Copy exactly, and only, the lines below from the first through the one containing "(0,0) rectangle (1253,1009);", both included; pictures are omitted.

__________

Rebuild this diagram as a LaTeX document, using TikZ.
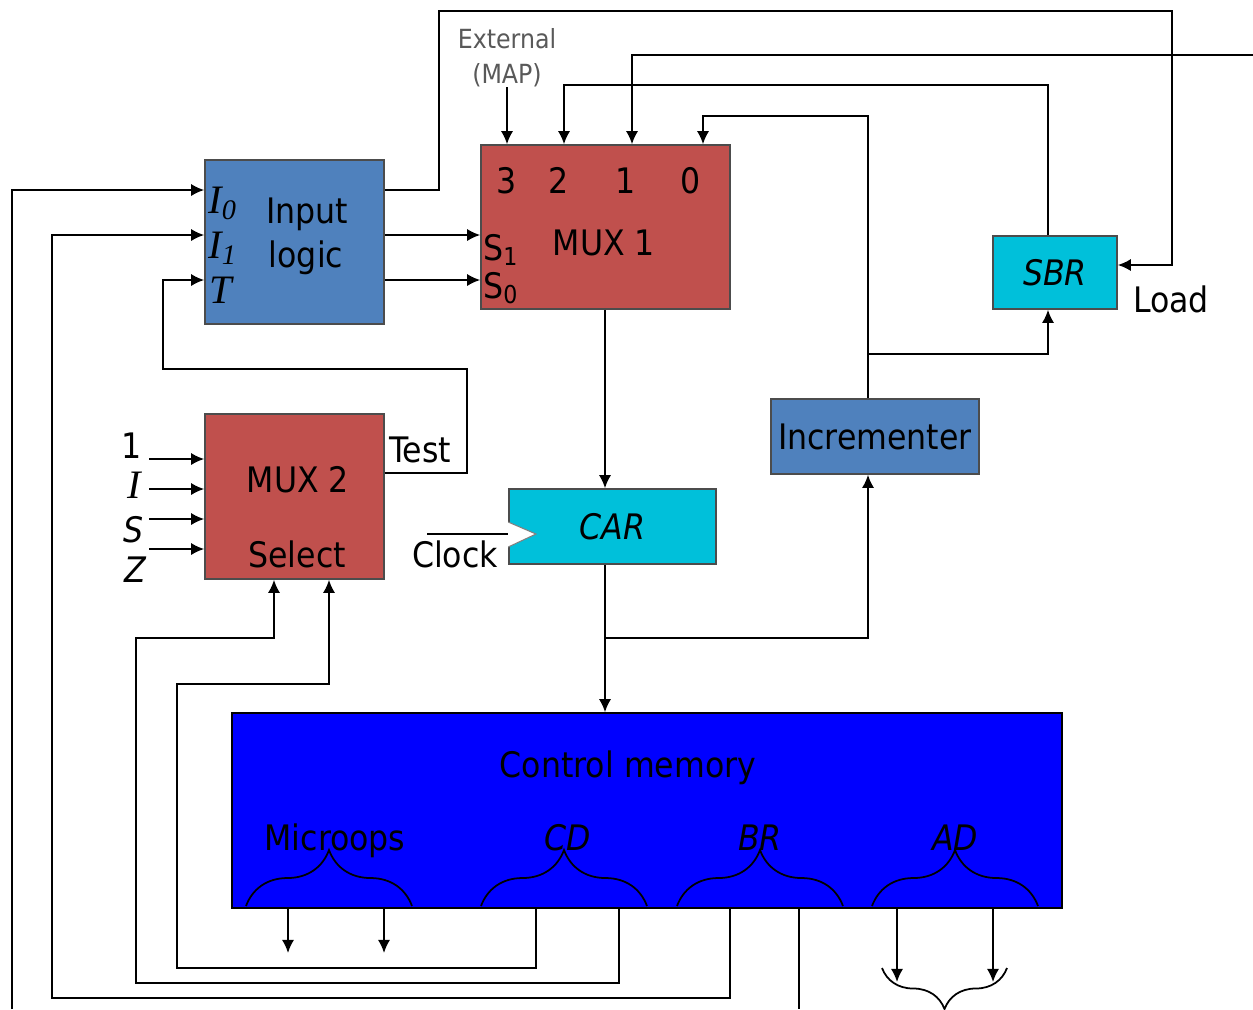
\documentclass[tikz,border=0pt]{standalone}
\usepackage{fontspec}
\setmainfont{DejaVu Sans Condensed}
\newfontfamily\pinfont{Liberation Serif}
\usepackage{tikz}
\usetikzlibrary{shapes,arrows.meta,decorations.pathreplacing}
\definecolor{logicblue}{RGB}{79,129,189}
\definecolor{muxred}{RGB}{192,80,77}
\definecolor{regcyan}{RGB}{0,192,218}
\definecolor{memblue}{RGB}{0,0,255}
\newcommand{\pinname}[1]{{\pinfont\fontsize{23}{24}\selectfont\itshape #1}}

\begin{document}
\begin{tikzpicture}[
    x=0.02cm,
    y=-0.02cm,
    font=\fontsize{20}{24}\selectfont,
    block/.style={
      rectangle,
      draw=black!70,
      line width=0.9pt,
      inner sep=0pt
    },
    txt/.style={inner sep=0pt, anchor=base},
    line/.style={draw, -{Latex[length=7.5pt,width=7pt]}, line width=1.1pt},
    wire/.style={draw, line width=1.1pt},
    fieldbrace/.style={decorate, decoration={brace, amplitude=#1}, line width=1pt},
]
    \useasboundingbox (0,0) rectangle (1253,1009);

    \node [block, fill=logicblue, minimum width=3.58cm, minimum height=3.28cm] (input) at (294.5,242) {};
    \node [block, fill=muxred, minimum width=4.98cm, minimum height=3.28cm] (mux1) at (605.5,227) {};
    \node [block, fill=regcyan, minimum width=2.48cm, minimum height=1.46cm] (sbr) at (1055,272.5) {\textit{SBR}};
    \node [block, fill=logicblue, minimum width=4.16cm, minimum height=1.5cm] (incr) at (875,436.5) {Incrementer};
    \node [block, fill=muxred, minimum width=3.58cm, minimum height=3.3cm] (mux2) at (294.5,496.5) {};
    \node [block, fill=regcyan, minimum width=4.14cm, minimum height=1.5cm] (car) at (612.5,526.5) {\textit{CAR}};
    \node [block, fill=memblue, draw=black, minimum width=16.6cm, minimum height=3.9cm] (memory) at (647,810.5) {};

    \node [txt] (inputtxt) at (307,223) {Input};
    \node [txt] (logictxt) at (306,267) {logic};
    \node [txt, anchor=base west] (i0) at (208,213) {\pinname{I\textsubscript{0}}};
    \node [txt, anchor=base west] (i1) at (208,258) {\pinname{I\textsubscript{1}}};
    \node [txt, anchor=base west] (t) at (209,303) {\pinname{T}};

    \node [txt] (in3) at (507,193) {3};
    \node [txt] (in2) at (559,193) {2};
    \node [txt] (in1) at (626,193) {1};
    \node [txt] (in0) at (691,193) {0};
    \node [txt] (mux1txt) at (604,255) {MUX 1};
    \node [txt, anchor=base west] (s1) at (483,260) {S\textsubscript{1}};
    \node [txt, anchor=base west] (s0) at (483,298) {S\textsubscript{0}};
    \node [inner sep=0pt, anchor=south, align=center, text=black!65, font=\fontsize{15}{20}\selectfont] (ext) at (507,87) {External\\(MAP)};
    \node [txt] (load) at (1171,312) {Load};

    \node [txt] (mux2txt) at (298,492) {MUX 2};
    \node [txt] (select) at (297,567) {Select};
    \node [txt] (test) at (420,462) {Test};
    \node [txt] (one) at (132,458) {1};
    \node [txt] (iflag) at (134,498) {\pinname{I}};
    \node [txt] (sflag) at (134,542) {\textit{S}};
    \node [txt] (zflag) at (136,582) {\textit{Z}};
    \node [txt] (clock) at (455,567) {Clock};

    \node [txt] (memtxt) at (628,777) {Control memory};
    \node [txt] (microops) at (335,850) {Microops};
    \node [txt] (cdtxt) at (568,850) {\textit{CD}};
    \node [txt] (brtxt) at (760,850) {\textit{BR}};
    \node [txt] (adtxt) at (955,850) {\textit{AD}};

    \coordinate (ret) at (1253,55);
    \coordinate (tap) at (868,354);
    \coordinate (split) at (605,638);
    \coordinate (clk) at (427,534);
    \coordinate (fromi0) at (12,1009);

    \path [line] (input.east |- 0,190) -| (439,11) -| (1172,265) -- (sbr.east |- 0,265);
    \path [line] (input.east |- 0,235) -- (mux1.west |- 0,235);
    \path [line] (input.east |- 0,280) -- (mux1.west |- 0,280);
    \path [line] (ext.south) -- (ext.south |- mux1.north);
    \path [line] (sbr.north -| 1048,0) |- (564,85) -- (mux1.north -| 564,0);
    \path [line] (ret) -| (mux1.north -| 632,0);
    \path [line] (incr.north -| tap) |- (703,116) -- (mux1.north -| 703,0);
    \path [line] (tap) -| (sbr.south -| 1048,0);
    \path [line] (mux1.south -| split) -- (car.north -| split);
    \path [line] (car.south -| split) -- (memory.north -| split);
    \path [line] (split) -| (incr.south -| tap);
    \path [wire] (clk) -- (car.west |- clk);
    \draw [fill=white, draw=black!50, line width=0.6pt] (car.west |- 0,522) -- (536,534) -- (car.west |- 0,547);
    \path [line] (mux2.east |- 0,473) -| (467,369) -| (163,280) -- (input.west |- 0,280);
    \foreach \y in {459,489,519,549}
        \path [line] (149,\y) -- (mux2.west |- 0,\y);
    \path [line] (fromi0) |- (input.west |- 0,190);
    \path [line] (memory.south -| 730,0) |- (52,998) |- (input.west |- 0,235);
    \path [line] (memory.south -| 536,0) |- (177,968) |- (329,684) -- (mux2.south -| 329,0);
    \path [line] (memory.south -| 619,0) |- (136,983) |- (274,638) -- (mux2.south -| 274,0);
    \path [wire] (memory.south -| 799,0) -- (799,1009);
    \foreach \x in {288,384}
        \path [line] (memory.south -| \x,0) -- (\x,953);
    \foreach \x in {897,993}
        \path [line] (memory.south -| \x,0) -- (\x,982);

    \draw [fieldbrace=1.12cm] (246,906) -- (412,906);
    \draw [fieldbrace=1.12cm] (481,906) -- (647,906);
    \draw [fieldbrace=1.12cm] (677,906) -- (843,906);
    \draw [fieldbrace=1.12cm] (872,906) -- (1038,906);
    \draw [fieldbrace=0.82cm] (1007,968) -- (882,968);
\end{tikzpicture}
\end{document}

__________

▶ **WRITTEN REPLY**
Rebuild this diagram as a LaTeX document, using TikZ.
\documentclass[tikz,border=0pt]{standalone}
\usepackage{fontspec}
\setmainfont{DejaVu Sans Condensed}
\newfontfamily\pinfont{Liberation Serif}
\usepackage{tikz}
\usetikzlibrary{shapes,arrows.meta,decorations.pathreplacing}
\definecolor{logicblue}{RGB}{79,129,189}
\definecolor{muxred}{RGB}{192,80,77}
\definecolor{regcyan}{RGB}{0,192,218}
\definecolor{memblue}{RGB}{0,0,255}
\newcommand{\pinname}[1]{{\pinfont\fontsize{23}{24}\selectfont\itshape #1}}

\begin{document}
\begin{tikzpicture}[
    x=0.02cm,
    y=-0.02cm,
    font=\fontsize{20}{24}\selectfont,
    block/.style={
      rectangle,
      draw=black!70,
      line width=0.9pt,
      inner sep=0pt
    },
    txt/.style={inner sep=0pt, anchor=base},
    line/.style={draw, -{Latex[length=7.5pt,width=7pt]}, line width=1.1pt},
    wire/.style={draw, line width=1.1pt},
    fieldbrace/.style={decorate, decoration={brace, amplitude=#1}, line width=1pt},
]
    \useasboundingbox (0,0) rectangle (1253,1009);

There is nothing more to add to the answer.